START Material
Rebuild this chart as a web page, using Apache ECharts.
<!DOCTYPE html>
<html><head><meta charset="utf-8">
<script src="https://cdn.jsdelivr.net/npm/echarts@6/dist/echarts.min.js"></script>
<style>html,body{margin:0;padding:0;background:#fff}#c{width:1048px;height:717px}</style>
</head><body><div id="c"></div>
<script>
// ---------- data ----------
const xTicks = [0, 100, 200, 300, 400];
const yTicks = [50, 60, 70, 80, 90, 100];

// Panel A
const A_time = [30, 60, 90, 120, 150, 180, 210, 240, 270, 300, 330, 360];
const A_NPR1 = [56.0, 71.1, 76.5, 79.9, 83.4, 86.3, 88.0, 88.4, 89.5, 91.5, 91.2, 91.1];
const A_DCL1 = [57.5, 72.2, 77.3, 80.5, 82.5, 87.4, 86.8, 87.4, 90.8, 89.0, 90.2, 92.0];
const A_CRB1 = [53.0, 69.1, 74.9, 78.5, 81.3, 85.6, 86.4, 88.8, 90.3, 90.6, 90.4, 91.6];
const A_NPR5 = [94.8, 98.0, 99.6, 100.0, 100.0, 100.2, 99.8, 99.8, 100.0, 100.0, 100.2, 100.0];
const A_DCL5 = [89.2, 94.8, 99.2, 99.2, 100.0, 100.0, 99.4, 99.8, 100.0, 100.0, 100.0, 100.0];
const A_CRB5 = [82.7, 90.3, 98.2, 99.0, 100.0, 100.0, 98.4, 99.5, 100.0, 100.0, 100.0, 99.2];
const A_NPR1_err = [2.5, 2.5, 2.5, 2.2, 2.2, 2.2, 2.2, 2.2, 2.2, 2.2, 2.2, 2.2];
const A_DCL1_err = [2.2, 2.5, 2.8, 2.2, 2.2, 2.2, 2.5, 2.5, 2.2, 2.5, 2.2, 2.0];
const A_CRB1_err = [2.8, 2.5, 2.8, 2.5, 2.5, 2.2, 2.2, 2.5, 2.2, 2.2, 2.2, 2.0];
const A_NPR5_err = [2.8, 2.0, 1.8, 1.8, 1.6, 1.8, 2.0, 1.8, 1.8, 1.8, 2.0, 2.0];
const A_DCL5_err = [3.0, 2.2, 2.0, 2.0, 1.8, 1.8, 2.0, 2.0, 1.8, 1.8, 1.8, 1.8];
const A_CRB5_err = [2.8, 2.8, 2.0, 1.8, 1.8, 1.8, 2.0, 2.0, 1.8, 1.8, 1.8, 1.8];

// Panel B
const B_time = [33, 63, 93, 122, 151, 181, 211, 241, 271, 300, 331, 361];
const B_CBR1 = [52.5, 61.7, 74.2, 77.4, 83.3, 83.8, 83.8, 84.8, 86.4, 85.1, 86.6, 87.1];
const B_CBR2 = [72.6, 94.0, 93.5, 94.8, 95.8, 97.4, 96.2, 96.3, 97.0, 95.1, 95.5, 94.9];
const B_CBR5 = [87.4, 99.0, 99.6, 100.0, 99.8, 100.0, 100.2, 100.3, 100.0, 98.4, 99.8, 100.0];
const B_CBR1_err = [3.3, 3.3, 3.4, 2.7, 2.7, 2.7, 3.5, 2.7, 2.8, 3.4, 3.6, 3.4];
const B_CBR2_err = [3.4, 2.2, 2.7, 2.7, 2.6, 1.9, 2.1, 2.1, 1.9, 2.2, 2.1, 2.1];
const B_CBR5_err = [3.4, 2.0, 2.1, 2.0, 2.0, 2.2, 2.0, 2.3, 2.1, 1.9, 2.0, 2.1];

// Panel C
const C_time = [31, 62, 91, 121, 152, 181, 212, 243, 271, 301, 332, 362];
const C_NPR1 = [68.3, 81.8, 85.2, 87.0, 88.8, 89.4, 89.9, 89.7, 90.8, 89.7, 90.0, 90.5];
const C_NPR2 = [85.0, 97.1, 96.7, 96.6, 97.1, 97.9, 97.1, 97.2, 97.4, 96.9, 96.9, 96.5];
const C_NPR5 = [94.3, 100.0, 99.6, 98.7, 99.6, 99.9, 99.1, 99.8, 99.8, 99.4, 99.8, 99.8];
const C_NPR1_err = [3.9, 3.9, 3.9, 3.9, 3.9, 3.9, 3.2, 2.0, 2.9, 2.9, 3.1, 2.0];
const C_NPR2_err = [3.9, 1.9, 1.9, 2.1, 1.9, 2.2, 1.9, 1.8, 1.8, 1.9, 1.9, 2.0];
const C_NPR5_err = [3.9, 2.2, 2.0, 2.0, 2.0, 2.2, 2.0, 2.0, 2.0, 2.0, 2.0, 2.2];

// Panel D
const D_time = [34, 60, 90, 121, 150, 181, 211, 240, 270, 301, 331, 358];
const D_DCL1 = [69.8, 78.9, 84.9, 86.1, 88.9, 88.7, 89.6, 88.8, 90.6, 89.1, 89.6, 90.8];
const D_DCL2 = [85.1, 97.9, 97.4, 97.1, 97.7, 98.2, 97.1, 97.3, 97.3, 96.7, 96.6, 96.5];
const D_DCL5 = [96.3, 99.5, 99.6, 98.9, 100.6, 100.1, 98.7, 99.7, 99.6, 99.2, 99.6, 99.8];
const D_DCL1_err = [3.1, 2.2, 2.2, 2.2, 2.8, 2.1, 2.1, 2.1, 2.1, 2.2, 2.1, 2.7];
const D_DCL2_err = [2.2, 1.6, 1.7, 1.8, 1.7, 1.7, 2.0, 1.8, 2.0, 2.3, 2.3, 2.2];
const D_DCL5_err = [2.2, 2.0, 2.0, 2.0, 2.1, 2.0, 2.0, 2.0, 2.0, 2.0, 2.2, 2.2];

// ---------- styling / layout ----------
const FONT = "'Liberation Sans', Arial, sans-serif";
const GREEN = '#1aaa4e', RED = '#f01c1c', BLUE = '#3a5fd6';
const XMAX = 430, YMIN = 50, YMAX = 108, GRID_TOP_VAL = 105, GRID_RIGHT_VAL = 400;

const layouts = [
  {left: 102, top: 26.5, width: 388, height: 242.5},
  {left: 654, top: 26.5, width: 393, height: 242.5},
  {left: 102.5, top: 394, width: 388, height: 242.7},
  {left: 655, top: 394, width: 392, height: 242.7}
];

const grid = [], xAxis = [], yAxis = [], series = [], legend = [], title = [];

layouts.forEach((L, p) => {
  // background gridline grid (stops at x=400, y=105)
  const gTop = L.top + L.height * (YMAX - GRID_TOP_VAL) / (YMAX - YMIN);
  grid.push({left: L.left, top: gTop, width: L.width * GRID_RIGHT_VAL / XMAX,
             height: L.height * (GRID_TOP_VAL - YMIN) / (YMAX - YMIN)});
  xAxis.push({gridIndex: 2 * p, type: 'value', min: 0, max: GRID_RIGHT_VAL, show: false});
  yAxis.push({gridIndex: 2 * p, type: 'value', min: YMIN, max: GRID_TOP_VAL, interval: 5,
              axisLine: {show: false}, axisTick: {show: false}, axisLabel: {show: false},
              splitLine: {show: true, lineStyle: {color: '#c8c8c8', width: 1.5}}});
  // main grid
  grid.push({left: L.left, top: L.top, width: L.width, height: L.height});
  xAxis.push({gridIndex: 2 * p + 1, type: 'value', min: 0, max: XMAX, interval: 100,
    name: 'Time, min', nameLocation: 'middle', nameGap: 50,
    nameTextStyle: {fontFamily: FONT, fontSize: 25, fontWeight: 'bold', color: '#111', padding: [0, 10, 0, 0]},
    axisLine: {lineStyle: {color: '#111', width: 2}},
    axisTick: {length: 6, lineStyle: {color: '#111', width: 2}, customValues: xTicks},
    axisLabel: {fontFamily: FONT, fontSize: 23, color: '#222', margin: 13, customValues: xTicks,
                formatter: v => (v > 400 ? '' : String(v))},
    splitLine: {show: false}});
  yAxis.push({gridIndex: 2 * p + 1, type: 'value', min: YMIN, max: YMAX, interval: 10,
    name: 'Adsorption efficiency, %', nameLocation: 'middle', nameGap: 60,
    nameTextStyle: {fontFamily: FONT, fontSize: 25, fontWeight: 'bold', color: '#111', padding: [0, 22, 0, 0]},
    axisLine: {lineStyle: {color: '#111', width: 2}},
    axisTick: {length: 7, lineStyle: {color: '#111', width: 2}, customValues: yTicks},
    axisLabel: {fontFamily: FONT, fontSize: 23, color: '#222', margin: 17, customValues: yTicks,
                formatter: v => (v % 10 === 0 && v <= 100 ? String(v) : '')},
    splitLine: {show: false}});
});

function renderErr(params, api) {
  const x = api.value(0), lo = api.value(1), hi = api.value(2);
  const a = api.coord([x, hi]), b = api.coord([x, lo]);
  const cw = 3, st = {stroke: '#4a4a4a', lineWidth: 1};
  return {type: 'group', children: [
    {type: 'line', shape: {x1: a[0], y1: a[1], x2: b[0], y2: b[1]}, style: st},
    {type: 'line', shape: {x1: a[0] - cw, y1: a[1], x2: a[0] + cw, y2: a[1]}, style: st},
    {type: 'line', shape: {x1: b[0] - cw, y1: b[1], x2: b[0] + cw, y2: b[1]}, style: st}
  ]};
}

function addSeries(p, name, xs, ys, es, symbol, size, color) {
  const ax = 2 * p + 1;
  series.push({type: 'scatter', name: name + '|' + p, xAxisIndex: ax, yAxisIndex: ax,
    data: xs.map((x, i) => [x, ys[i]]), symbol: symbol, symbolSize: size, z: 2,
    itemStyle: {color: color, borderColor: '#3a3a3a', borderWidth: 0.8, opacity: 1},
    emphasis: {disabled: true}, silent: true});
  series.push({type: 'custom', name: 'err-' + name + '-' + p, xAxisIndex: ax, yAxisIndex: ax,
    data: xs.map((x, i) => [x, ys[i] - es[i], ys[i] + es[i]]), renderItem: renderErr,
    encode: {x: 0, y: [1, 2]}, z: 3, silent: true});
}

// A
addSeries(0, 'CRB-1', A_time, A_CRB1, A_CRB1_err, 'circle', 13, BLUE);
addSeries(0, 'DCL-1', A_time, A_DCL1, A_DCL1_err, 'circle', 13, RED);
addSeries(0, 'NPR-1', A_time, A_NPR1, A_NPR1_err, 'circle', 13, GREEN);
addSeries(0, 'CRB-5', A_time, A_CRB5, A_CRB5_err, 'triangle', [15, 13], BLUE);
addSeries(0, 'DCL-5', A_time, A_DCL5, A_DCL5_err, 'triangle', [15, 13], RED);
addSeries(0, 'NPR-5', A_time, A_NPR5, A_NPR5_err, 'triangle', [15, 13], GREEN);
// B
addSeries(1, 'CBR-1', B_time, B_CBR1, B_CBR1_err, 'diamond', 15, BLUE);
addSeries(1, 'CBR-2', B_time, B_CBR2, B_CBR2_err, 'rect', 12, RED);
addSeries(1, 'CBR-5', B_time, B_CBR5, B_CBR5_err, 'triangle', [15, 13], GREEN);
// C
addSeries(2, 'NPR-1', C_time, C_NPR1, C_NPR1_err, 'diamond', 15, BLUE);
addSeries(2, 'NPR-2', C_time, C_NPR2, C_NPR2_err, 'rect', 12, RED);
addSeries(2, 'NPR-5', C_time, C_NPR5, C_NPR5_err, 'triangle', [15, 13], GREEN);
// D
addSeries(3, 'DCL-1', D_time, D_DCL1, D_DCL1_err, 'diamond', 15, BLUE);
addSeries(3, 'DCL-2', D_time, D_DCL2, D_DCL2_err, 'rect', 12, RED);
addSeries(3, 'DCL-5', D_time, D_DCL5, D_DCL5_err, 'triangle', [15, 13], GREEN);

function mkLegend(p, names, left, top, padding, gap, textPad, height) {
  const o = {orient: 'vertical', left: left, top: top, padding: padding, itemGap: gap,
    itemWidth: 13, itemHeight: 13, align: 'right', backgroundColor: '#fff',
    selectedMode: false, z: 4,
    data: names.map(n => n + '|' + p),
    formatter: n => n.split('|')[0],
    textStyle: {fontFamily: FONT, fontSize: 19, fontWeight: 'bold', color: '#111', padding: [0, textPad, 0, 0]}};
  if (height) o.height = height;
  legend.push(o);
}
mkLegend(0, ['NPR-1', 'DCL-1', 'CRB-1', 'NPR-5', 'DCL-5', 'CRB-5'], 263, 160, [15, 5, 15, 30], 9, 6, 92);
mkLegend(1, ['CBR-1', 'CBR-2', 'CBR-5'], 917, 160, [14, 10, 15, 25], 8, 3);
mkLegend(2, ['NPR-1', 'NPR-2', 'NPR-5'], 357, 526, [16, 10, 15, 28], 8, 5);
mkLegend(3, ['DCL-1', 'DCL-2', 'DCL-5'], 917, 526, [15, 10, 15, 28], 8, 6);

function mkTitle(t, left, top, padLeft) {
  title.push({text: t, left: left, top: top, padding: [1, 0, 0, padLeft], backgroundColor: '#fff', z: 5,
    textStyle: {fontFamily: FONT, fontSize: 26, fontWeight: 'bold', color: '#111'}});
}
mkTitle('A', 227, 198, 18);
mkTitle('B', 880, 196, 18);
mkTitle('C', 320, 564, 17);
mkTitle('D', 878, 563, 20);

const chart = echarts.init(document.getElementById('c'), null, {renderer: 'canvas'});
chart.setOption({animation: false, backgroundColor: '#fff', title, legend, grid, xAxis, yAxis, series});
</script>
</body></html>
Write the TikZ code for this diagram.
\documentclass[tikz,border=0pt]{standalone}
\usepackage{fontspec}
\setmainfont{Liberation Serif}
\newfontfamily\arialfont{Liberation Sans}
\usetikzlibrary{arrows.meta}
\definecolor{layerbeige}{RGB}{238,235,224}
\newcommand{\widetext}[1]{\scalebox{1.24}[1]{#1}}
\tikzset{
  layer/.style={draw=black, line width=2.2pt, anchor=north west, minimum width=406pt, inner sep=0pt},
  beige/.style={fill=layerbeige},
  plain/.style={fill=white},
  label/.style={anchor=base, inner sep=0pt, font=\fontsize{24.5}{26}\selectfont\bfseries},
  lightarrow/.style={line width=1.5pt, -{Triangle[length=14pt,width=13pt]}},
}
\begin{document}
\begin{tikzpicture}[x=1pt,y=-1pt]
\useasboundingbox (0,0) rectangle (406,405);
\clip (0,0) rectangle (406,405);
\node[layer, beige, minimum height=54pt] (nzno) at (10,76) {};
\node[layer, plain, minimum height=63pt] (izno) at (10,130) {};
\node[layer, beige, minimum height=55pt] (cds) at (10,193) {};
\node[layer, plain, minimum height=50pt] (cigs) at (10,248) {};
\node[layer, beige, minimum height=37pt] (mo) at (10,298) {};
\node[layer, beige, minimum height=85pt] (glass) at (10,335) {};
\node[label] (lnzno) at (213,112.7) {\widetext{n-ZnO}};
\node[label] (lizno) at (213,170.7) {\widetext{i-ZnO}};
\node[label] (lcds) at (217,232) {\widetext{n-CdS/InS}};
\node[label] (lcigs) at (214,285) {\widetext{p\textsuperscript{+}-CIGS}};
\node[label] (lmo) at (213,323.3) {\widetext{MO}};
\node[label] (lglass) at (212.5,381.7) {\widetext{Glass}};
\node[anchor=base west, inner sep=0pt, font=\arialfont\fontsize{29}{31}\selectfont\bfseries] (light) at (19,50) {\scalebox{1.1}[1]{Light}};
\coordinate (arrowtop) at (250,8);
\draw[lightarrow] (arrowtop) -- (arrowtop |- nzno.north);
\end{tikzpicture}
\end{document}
END Material
Exercise brief: Reproduce word for word the lines of the records above, beginning at the first and ending with the line where "const yTicks = [50, 60, 70, 80, 90, 100];" appears, and nothing past it.

Expected answer:
Rebuild this chart as a web page, using Apache ECharts.
<!DOCTYPE html>
<html><head><meta charset="utf-8">
<script src="https://cdn.jsdelivr.net/npm/echarts@6/dist/echarts.min.js"></script>
<style>html,body{margin:0;padding:0;background:#fff}#c{width:1048px;height:717px}</style>
</head><body><div id="c"></div>
<script>
// ---------- data ----------
const xTicks = [0, 100, 200, 300, 400];
const yTicks = [50, 60, 70, 80, 90, 100];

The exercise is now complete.